Le rapport porte une attention particulière aux critères économiques, dans la mesure où il existe, au Québec, un consensus sur le fait que le rattrapage salarial des médecins avec le Canada devrait tenir compte des écarts de richesse. Il y a plusieurs façons de mesurer cet écart : avec le niveau de vie, soit le PIB par habitant, avec le revenu disponible des ménages, avec le coût de la vie. Il y a également plusieurs bases de comparaison canadiennes possibles : le Canada dans son ensemble, le Canada sans le Québec, l’Ontario. Selon les critères retenus, pour refléter les écarts de richesse, la rémunération des médecins québécois devrait se situer dans une fourchette de 83 % à 91 % de la rémunération canadienne.
Ainsi, la rémunération annuelle des généralistes, de 344 214 $ en 2016-2017, aurait plutôt dû s’établir dans une fourchette de 255 959 $ à 292 419 $. Le même exercice, dans le cas des spécialistes, ferait en sorte que leur rémunération de 441 180 $ aurait dû se situer entre 356 127 $ et 403 631 $. Même si ces calculs doivent être interprétés avec prudence, étant donné les limites inhérentes à ces comparaisons interprovinciales, l’application mécanique de ce critère d’écart de richesse réduirait de façon importante l’enveloppe salariale destinée aux médecins.

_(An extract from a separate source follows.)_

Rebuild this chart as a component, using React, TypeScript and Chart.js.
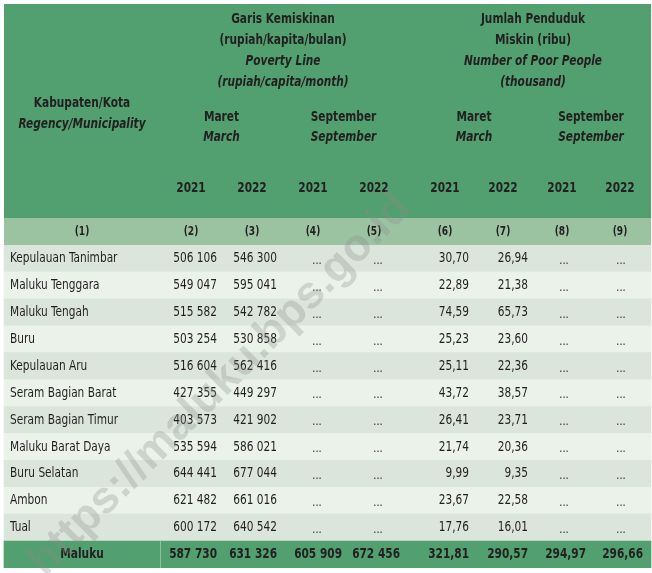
import React, { useEffect, useRef } from 'react';
import { Chart, registerables } from 'chart.js';

Chart.register(...registerables);

const regions = [
  'Kepulauan Tanimbar',
  'Maluku Tenggara',
  'Maluku Tengah',
  'Buru',
  'Kepulauan Aru',
  'Seram Bagian Barat',
  'Seram Bagian Timur',
  'Maluku Barat Daya',
  'Buru Selatan',
  'Ambon',
  'Tual',
];
const totalLabel = 'Maluku';

const povertyLineMar2021 = [506106, 549047, 515582, 503254, 516604, 427355, 403573, 535594, 644441, 621482, 600172];
const povertyLineMar2022 = [546300, 595041, 542782, 530858, 562416, 449297, 421902, 586021, 677044, 661016, 640542];
const poorMar2021 = [30.7, 22.89, 74.59, 25.23, 25.11, 43.72, 26.41, 21.74, 9.99, 23.67, 17.76];
const poorMar2022 = [26.94, 21.38, 65.73, 23.6, 22.36, 38.57, 23.71, 20.36, 9.35, 22.58, 16.01];

// Maluku totals: Mar 2021, Mar 2022, Sep 2021, Sep 2022
const povertyLineTotal = [587730, 631326, 605909, 672456];
const poorTotal = [321.81, 290.57, 294.97, 296.66];

const years = ['2021', '2022', '2021', '2022', '2021', '2022', '2021', '2022'];
const colNumbers = ['(1)', '(2)', '(3)', '(4)', '(5)', '(6)', '(7)', '(8)', '(9)'];

// layout
const W = 652;
const H = 573;
const TABLE_L = 4;
const TABLE_R = 651;
const GREEN = '#529f6f';
const SUB_GREEN = '#9bc3a1';
const ROW_DARK = '#dbe5db';
const ROW_LIGHT = '#eaf2ea';
const INK = '#231f20';
const FONT = "'DejaVu Sans Condensed', 'DejaVu Sans', sans-serif";
const SQUEEZE = 0.84; // the original face is narrower than DejaVu Condensed

const headCenters = [82, 191, 252, 313, 374, 445, 503, 562, 620];
const numRight = [217, 277, 342, 400, 469, 528, 586, 643];
const dotsCenter = [196, 256, 317, 378, 449, 508, 564, 621];

const fmtInt = (n: number) => String(n).replace(/\B(?=(\d{3})+(?!\d))/g, ' ');
const fmtDec = (n: number) => n.toFixed(2).replace('.', ',');

function txt(
  ctx: CanvasRenderingContext2D,
  s: string,
  x: number,
  y: number,
  opts: { bold?: boolean; italic?: boolean; size?: number; align?: CanvasTextAlign } = {}
) {
  const { bold = false, italic = false, size = 14, align = 'center' } = opts;
  ctx.save();
  ctx.font = `${italic ? 'italic ' : ''}${bold ? 'bold ' : ''}${size}px ${FONT}`;
  ctx.textAlign = align;
  ctx.textBaseline = 'middle';
  ctx.fillStyle = INK;
  ctx.translate(x, y);
  ctx.scale(SQUEEZE, 1);
  ctx.fillText(s, 0, 0);
  ctx.restore();
}

const tablePlugin = {
  id: 'tableCells',
  beforeDatasetsDraw(chart: any) {
    const ctx: CanvasRenderingContext2D = chart.ctx;
    const x = chart.scales.x;
    const l = x.getPixelForValue(TABLE_L);
    const w = x.getPixelForValue(TABLE_R) - l;
    ctx.save();
    ctx.fillStyle = GREEN;
    ctx.fillRect(l, 4, w, 214);
    ctx.fillStyle = SUB_GREEN;
    ctx.fillRect(l, 218, w, chart.chartArea.top - 218);
    ctx.restore();
  },
  afterDatasetsDraw(chart: any) {
    const ctx: CanvasRenderingContext2D = chart.ctx;
    const x = chart.scales.x;
    const y = chart.scales.y;
    const px = (v: number) => x.getPixelForValue(v);
    ctx.save();

    // header block
    const leftC = (headCenters[1] + headCenters[4]) / 2 + 0.5;
    const rightC = (headCenters[5] + headCenters[8]) / 2 + 0.5;
    txt(ctx, 'Garis Kemiskinan', px(leftC), 19, { bold: true });
    txt(ctx, '(rupiah/kapita/bulan)', px(leftC), 40, { bold: true });
    txt(ctx, 'Poverty Line', px(leftC), 61, { bold: true, italic: true });
    txt(ctx, '(rupiah/capita/month)', px(leftC), 82, { bold: true, italic: true });
    txt(ctx, 'Jumlah Penduduk', px(rightC), 19, { bold: true });
    txt(ctx, 'Miskin (ribu)', px(rightC), 40, { bold: true });
    txt(ctx, 'Number of Poor People', px(rightC), 61, { bold: true, italic: true });
    txt(ctx, '(thousand)', px(rightC), 82, { bold: true, italic: true });

    txt(ctx, 'Kabupaten/Kota', px(headCenters[0]), 103, { bold: true });
    txt(ctx, 'Regency/Municipality', px(headCenters[0]), 124, { bold: true, italic: true });

    const months: [string, string][] = [['Maret', 'March'], ['September', 'September']];
    for (let g = 0; g < 4; g++) {
      const c = (headCenters[1 + g * 2] + headCenters[2 + g * 2]) / 2;
      const [id, en] = months[g % 2];
      txt(ctx, id, px(c), 117, { bold: true });
      txt(ctx, en, px(c), 137, { bold: true, italic: true });
    }
    years.forEach((yr, i) => txt(ctx, yr, px(headCenters[i + 1]), 188, { bold: true }));
    colNumbers.forEach((n, i) => txt(ctx, n, px(headCenters[i]), 232, { bold: true, size: 12 }));

    // body rows
    regions.forEach((name, r) => {
      const cy = y.getPixelForValue(r);
      txt(ctx, name, px(10), cy, { align: 'left' });
      const cells: (string | null)[] = [
        fmtInt(povertyLineMar2021[r]),
        fmtInt(povertyLineMar2022[r]),
        null,
        null,
        fmtDec(poorMar2021[r]),
        fmtDec(poorMar2022[r]),
        null,
        null,
      ];
      cells.forEach((c, i) => {
        if (c === null) txt(ctx, '...', px(dotsCenter[i]), cy + 2, { size: 13 });
        else txt(ctx, c, px(numRight[i]), cy, { align: 'right' });
      });
    });

    // total row
    const tr = regions.length;
    const ty = y.getPixelForValue(tr);
    const half = Math.abs(y.getPixelForValue(1) - y.getPixelForValue(0)) / 2;
    ctx.strokeStyle = 'rgba(255,255,255,0.35)';
    ctx.lineWidth = 1;
    ctx.beginPath();
    ctx.moveTo(px(160.5), ty - half);
    ctx.lineTo(px(160.5), ty + half);
    ctx.stroke();
    txt(ctx, totalLabel, px(headCenters[0]), ty, { bold: true });
    const totals = [
      fmtInt(povertyLineTotal[0]),
      fmtInt(povertyLineTotal[1]),
      fmtInt(povertyLineTotal[2]),
      fmtInt(povertyLineTotal[3]),
      fmtDec(poorTotal[0]),
      fmtDec(poorTotal[1]),
      fmtDec(poorTotal[2]),
      fmtDec(poorTotal[3]),
    ];
    totals.forEach((t, i) => txt(ctx, t, px(numRight[i]), ty, { bold: true, align: 'right' }));
    ctx.restore();
  },
  afterDraw(chart: any) {
    const ctx: CanvasRenderingContext2D = chart.ctx;
    ctx.save();
    ctx.translate(220, 385);
    ctx.rotate(-Math.PI / 4);
    ctx.font = `bold 45px 'Liberation Sans', 'DejaVu Sans', sans-serif`;
    ctx.textAlign = 'center';
    ctx.textBaseline = 'middle';
    ctx.fillStyle = 'rgba(140,140,140,0.3)';
    ctx.fillText('https://maluku.bps.go.id', 0, 0);
    ctx.restore();
  },
};

export default function App() {
  const canvasRef = useRef<HTMLCanvasElement>(null);

  useEffect(() => {
    document.body.style.margin = '0';
    if (!canvasRef.current) return;
    const rows = [...regions, totalLabel];
    const chart = new Chart(canvasRef.current, {
      type: 'bar',
      data: {
        labels: rows,
        datasets: [
          {
            data: rows.map(() => [TABLE_L, TABLE_R]) as any,
            backgroundColor: rows.map((_, i) => (i === rows.length - 1 ? GREEN : i % 2 === 0 ? ROW_DARK : ROW_LIGHT)),
            borderWidth: 0,
            categoryPercentage: 1,
            barPercentage: 1,
          },
        ],
      },
      options: {
        indexAxis: 'y',
        responsive: true,
        maintainAspectRatio: false,
        animation: false,
        events: [],
        layout: { padding: { top: 245, bottom: 5, left: 0, right: 0 } },
        plugins: { legend: { display: false }, tooltip: { enabled: false } },
        scales: {
          x: { type: 'linear', min: 0, max: W, display: false },
          y: { type: 'category', display: false, offset: true },
        },
      },
      plugins: [tablePlugin],
    });
    return () => chart.destroy();
  }, []);

  return (
    <div style={{ width: W, height: H, position: 'relative', background: '#fff' }}>
      <canvas ref={canvasRef} />
    </div>
  );
}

À titre d’exemple, si leur rémunération équivalait à 86 % de celle du reste du Canada, pour refléter l’écart dans le revenu des ménages, l’enveloppe des généralistes serait réduite de 505,6 $ millions et celle des spécialistes de 363,3 $ millions. Cela permet de noter que si l’État québécois choisissait la voie de la récupération salariale, celle-ci ne devrait pas viser principalement les médecins spécialistes.
Cela étant dit, le rapport ne recommande pas cette avenue, notamment en raison des contraintes légales et de l’impossibilité de mesurer avec précision le niveau de sur-rémunération et propose plutôt d’utiliser celle-ci comme levier pour accélérer des réformes nécessaires, notamment sur l’augmentation de la productivité, la pratique médicale et l’organisation des soins, le mode de rémunération et la réduction de l’opacité qui a entouré jusqu’ici le dossier de la rémunération des médecins.